__PROBLEM REQUIREMENTS__
Please write the listing below out again exactly, leaving every picture behind.

__RAW DATA__
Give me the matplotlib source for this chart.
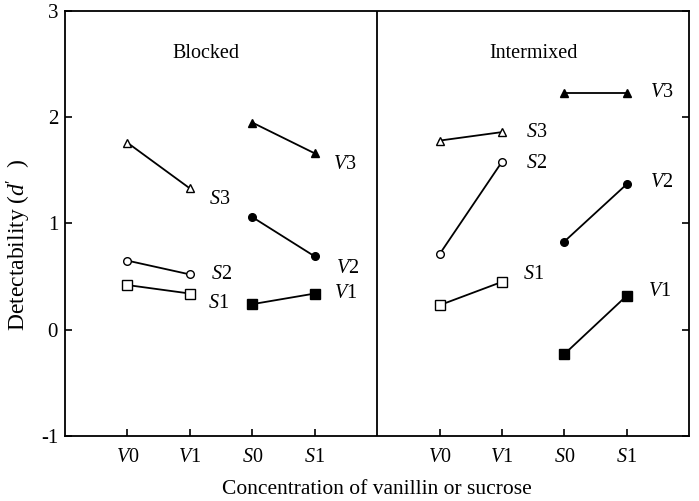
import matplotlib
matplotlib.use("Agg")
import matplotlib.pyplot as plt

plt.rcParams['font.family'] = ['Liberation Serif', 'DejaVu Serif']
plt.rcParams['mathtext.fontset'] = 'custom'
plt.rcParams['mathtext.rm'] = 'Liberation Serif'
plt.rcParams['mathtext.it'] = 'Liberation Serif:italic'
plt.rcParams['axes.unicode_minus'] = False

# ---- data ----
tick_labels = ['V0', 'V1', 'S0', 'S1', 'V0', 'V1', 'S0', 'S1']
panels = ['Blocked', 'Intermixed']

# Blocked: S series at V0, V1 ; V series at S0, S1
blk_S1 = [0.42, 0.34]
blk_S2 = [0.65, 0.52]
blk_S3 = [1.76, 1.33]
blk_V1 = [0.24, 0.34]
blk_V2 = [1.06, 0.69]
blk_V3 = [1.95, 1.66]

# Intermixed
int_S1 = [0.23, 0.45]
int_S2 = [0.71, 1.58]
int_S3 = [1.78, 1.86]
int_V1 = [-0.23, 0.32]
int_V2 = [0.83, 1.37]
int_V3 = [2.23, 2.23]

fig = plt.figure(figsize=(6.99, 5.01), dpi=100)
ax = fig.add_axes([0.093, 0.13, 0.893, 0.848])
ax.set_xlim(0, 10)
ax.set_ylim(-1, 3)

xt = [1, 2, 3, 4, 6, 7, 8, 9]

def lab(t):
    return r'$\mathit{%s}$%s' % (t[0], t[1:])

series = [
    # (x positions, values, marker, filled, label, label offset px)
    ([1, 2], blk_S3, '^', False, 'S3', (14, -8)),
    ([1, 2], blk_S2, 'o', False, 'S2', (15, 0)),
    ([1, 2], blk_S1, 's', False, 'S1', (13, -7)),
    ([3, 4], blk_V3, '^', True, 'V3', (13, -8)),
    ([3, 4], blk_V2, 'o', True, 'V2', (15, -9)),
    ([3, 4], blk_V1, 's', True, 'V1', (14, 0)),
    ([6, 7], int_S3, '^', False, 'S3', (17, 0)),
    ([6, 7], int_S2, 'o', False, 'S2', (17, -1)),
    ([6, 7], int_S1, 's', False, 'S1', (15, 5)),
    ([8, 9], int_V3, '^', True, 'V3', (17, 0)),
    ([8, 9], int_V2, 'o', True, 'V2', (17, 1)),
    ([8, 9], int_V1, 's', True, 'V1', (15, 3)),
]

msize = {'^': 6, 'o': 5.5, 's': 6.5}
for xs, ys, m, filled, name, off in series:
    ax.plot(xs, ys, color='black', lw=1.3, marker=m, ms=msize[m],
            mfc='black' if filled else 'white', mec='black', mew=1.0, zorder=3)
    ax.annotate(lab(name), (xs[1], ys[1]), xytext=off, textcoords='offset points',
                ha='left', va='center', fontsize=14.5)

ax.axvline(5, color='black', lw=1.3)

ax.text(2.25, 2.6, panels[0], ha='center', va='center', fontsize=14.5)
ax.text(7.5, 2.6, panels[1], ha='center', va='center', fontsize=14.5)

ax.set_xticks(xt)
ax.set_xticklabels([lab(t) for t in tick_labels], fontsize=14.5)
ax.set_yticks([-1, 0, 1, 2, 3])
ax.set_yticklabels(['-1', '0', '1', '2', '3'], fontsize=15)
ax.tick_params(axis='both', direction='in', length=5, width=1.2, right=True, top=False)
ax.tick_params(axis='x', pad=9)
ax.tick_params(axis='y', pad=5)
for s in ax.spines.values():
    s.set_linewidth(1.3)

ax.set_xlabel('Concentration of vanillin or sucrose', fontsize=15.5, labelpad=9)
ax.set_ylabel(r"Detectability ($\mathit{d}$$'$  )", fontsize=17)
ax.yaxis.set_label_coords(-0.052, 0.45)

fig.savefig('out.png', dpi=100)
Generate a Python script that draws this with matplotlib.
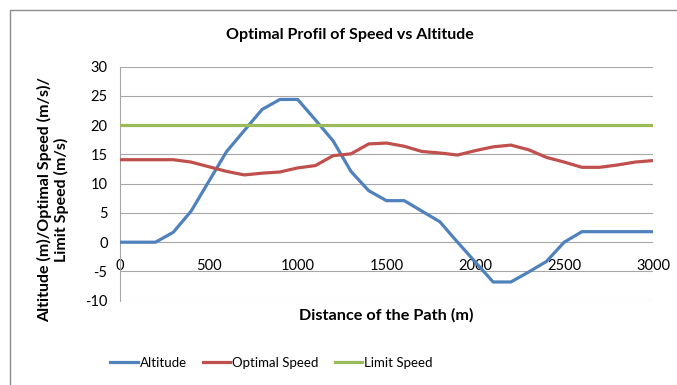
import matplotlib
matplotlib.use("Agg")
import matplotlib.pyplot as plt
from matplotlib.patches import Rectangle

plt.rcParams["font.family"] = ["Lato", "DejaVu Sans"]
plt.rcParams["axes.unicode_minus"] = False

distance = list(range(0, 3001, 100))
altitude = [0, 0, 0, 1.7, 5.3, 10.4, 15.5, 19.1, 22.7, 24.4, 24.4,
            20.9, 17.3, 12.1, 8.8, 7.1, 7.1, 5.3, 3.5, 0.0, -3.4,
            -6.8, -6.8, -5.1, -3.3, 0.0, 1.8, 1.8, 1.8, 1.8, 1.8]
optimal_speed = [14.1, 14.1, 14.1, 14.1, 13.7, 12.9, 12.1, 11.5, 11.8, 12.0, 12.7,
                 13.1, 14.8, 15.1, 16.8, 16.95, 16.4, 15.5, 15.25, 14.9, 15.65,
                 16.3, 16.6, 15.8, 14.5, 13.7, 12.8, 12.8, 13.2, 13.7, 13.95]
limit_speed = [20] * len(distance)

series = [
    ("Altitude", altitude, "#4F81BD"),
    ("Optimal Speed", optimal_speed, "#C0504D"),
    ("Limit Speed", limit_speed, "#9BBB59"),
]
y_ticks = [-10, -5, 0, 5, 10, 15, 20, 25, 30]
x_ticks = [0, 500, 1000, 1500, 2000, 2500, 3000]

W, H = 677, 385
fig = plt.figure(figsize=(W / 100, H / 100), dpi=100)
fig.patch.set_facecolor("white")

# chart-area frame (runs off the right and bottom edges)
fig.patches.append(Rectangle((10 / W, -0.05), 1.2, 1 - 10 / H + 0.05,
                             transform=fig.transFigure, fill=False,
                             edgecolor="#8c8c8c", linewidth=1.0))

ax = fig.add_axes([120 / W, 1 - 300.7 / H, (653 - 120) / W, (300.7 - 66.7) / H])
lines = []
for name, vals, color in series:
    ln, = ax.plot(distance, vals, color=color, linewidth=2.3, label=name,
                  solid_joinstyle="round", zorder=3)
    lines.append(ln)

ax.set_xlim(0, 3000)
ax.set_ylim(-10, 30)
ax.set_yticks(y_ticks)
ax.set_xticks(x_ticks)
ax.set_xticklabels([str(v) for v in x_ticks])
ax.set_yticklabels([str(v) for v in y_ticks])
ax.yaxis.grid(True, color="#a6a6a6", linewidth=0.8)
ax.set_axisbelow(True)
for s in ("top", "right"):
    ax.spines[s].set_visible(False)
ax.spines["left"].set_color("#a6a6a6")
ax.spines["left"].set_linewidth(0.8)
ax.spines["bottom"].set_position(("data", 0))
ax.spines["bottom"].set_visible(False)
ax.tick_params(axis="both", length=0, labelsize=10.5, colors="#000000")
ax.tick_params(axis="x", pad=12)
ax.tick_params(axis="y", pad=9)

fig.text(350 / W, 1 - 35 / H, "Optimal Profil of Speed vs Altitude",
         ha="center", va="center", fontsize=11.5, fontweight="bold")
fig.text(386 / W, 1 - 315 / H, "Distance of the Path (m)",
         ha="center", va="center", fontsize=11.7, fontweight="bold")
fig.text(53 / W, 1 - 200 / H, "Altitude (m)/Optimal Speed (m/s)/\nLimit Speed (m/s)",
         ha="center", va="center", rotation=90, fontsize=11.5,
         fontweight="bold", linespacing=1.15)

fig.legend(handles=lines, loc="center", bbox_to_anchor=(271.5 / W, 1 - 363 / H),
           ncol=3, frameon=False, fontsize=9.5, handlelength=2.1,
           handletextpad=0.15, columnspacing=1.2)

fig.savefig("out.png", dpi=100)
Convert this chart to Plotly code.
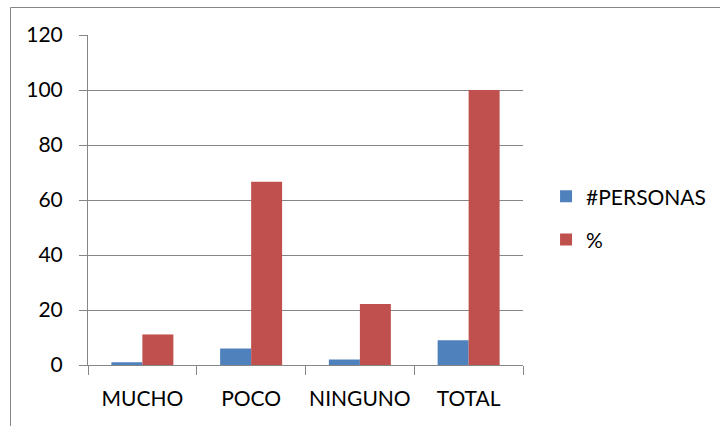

__FULL OUTPUT__
Give me the matplotlib source for this chart.
import matplotlib
matplotlib.use("Agg")
import matplotlib.pyplot as plt

plt.rcParams['font.family'] = ['Liberation Serif', 'DejaVu Serif']
plt.rcParams['mathtext.fontset'] = 'custom'
plt.rcParams['mathtext.rm'] = 'Liberation Serif'
plt.rcParams['mathtext.it'] = 'Liberation Serif:italic'
plt.rcParams['axes.unicode_minus'] = False

# ---- data ----
tick_labels = ['V0', 'V1', 'S0', 'S1', 'V0', 'V1', 'S0', 'S1']
panels = ['Blocked', 'Intermixed']

# Blocked: S series at V0, V1 ; V series at S0, S1
blk_S1 = [0.42, 0.34]
blk_S2 = [0.65, 0.52]
blk_S3 = [1.76, 1.33]
blk_V1 = [0.24, 0.34]
blk_V2 = [1.06, 0.69]
blk_V3 = [1.95, 1.66]

# Intermixed
int_S1 = [0.23, 0.45]
int_S2 = [0.71, 1.58]
int_S3 = [1.78, 1.86]
int_V1 = [-0.23, 0.32]
int_V2 = [0.83, 1.37]
int_V3 = [2.23, 2.23]

fig = plt.figure(figsize=(6.99, 5.01), dpi=100)
ax = fig.add_axes([0.093, 0.13, 0.893, 0.848])
ax.set_xlim(0, 10)
ax.set_ylim(-1, 3)

xt = [1, 2, 3, 4, 6, 7, 8, 9]

def lab(t):
    return r'$\mathit{%s}$%s' % (t[0], t[1:])

series = [
    # (x positions, values, marker, filled, label, label offset px)
    ([1, 2], blk_S3, '^', False, 'S3', (14, -8)),
    ([1, 2], blk_S2, 'o', False, 'S2', (15, 0)),
    ([1, 2], blk_S1, 's', False, 'S1', (13, -7)),
    ([3, 4], blk_V3, '^', True, 'V3', (13, -8)),
    ([3, 4], blk_V2, 'o', True, 'V2', (15, -9)),
    ([3, 4], blk_V1, 's', True, 'V1', (14, 0)),
    ([6, 7], int_S3, '^', False, 'S3', (17, 0)),
    ([6, 7], int_S2, 'o', False, 'S2', (17, -1)),
    ([6, 7], int_S1, 's', False, 'S1', (15, 5)),
    ([8, 9], int_V3, '^', True, 'V3', (17, 0)),
    ([8, 9], int_V2, 'o', True, 'V2', (17, 1)),
    ([8, 9], int_V1, 's', True, 'V1', (15, 3)),
]

msize = {'^': 6, 'o': 5.5, 's': 6.5}
for xs, ys, m, filled, name, off in series:
    ax.plot(xs, ys, color='black', lw=1.3, marker=m, ms=msize[m],
            mfc='black' if filled else 'white', mec='black', mew=1.0, zorder=3)
    ax.annotate(lab(name), (xs[1], ys[1]), xytext=off, textcoords='offset points',
                ha='left', va='center', fontsize=14.5)

ax.axvline(5, color='black', lw=1.3)

ax.text(2.25, 2.6, panels[0], ha='center', va='center', fontsize=14.5)
ax.text(7.5, 2.6, panels[1], ha='center', va='center', fontsize=14.5)

ax.set_xticks(xt)
ax.set_xticklabels([lab(t) for t in tick_labels], fontsize=14.5)
ax.set_yticks([-1, 0, 1, 2, 3])
ax.set_yticklabels(['-1', '0', '1', '2', '3'], fontsize=15)
ax.tick_params(axis='both', direction='in', length=5, width=1.2, right=True, top=False)
ax.tick_params(axis='x', pad=9)
ax.tick_params(axis='y', pad=5)
for s in ax.spines.values():
    s.set_linewidth(1.3)

ax.set_xlabel('Concentration of vanillin or sucrose', fontsize=15.5, labelpad=9)
ax.set_ylabel(r"Detectability ($\mathit{d}$$'$  )", fontsize=17)
ax.yaxis.set_label_coords(-0.052, 0.45)

fig.savefig('out.png', dpi=100)
Generate a Python script that draws this with matplotlib.
import matplotlib
matplotlib.use("Agg")
import matplotlib.pyplot as plt
from matplotlib.patches import Rectangle

plt.rcParams["font.family"] = ["Lato", "DejaVu Sans"]
plt.rcParams["axes.unicode_minus"] = False

distance = list(range(0, 3001, 100))
altitude = [0, 0, 0, 1.7, 5.3, 10.4, 15.5, 19.1, 22.7, 24.4, 24.4,
            20.9, 17.3, 12.1, 8.8, 7.1, 7.1, 5.3, 3.5, 0.0, -3.4,
            -6.8, -6.8, -5.1, -3.3, 0.0, 1.8, 1.8, 1.8, 1.8, 1.8]
optimal_speed = [14.1, 14.1, 14.1, 14.1, 13.7, 12.9, 12.1, 11.5, 11.8, 12.0, 12.7,
                 13.1, 14.8, 15.1, 16.8, 16.95, 16.4, 15.5, 15.25, 14.9, 15.65,
                 16.3, 16.6, 15.8, 14.5, 13.7, 12.8, 12.8, 13.2, 13.7, 13.95]
limit_speed = [20] * len(distance)

series = [
    ("Altitude", altitude, "#4F81BD"),
    ("Optimal Speed", optimal_speed, "#C0504D"),
    ("Limit Speed", limit_speed, "#9BBB59"),
]
y_ticks = [-10, -5, 0, 5, 10, 15, 20, 25, 30]
x_ticks = [0, 500, 1000, 1500, 2000, 2500, 3000]

W, H = 677, 385
fig = plt.figure(figsize=(W / 100, H / 100), dpi=100)
fig.patch.set_facecolor("white")

# chart-area frame (runs off the right and bottom edges)
fig.patches.append(Rectangle((10 / W, -0.05), 1.2, 1 - 10 / H + 0.05,
                             transform=fig.transFigure, fill=False,
                             edgecolor="#8c8c8c", linewidth=1.0))

ax = fig.add_axes([120 / W, 1 - 300.7 / H, (653 - 120) / W, (300.7 - 66.7) / H])
lines = []
for name, vals, color in series:
    ln, = ax.plot(distance, vals, color=color, linewidth=2.3, label=name,
                  solid_joinstyle="round", zorder=3)
    lines.append(ln)

ax.set_xlim(0, 3000)
ax.set_ylim(-10, 30)
ax.set_yticks(y_ticks)
ax.set_xticks(x_ticks)
ax.set_xticklabels([str(v) for v in x_ticks])
ax.set_yticklabels([str(v) for v in y_ticks])
ax.yaxis.grid(True, color="#a6a6a6", linewidth=0.8)
ax.set_axisbelow(True)
for s in ("top", "right"):
    ax.spines[s].set_visible(False)
ax.spines["left"].set_color("#a6a6a6")
ax.spines["left"].set_linewidth(0.8)
ax.spines["bottom"].set_position(("data", 0))
ax.spines["bottom"].set_visible(False)
ax.tick_params(axis="both", length=0, labelsize=10.5, colors="#000000")
ax.tick_params(axis="x", pad=12)
ax.tick_params(axis="y", pad=9)

fig.text(350 / W, 1 - 35 / H, "Optimal Profil of Speed vs Altitude",
         ha="center", va="center", fontsize=11.5, fontweight="bold")
fig.text(386 / W, 1 - 315 / H, "Distance of the Path (m)",
         ha="center", va="center", fontsize=11.7, fontweight="bold")
fig.text(53 / W, 1 - 200 / H, "Altitude (m)/Optimal Speed (m/s)/\nLimit Speed (m/s)",
         ha="center", va="center", rotation=90, fontsize=11.5,
         fontweight="bold", linespacing=1.15)

fig.legend(handles=lines, loc="center", bbox_to_anchor=(271.5 / W, 1 - 363 / H),
           ncol=3, frameon=False, fontsize=9.5, handlelength=2.1,
           handletextpad=0.15, columnspacing=1.2)

fig.savefig("out.png", dpi=100)
Convert this chart to Plotly code.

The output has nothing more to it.